The Fed's Backed Into a Corner

Economists should not have been stunned by downward revisions to job creation for January and February. Similarly, analysts should not have been surprised by the painfully weak jobs data for March – information that confirmed the seriousness of the ailing U.S. economy.

Some folks are clinging to the hope that the slowdown is attributable to poor weather and West Coast port disputes. They want to believe that decelerating manufacturing activity, corporate revenue shortfall, weak consumption and unimpressive job creation are temporary. Yet the Federal Reserve itself recently downgraded its economic outlook for the the rest of 2015, 2016 and 2017. Two years and nine months? Does that sound like an economic “soft patch?”

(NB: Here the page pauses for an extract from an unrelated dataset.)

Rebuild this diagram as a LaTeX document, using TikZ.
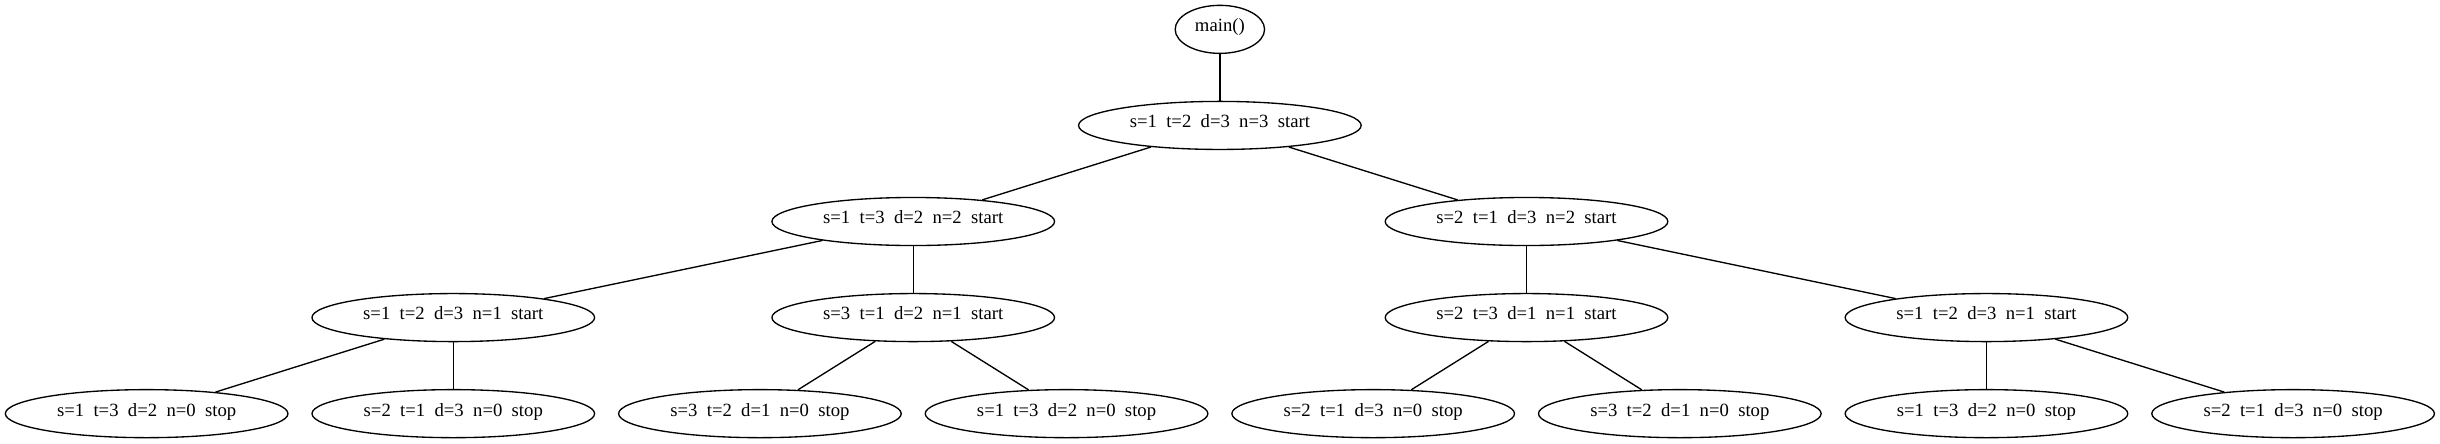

Clearly, Fed committee members recognize that something more onerous is at play. The real question is, what will Janet Yellen and her colleagues do about it? If market activity on Monday, April 6, is any indication – a sharp decline for the greenback via PowerShares U.S. Dollar Bullish (UUP), a big time jump for the yellow metal via SPDR Trust Gold (GLD), a six percent leap for commodities like oil as well as a broad market rally for stocks – traders have convinced themselves that the Fed won’t be raising overnight lending rates anytime soon.

April investors may be breathing a collective sign of relief that the stock market is holding up. On the other hand, just how vulnerable is the U.S. economy to an actual recession if the Fed cannot even hike borrowing costs by a token increment (0.25%)? A self-sustaining economy should be able to handle hikes in overnight lending rates by several percentage points across eight, nine or 10 central bank meetings. Instead, a mere five months after the Fed formerly ended emergency level stimulus known as QE3 (i.e., third round of quantitative easing), uncertainty reins supreme.

We can note that the general uptrend for U.S. stocks is intact. However, the gains have been muted, particularly when one compares those gains with safer haven U.S. Treasury bonds. For instance, the S&P 500 has managed to climb roughly 4% since the end of QE3, whereas the perceived safety of longer-term bonds via iShares 20+-Year Treasury Bond (TLT) offered closer to 10% in the same period.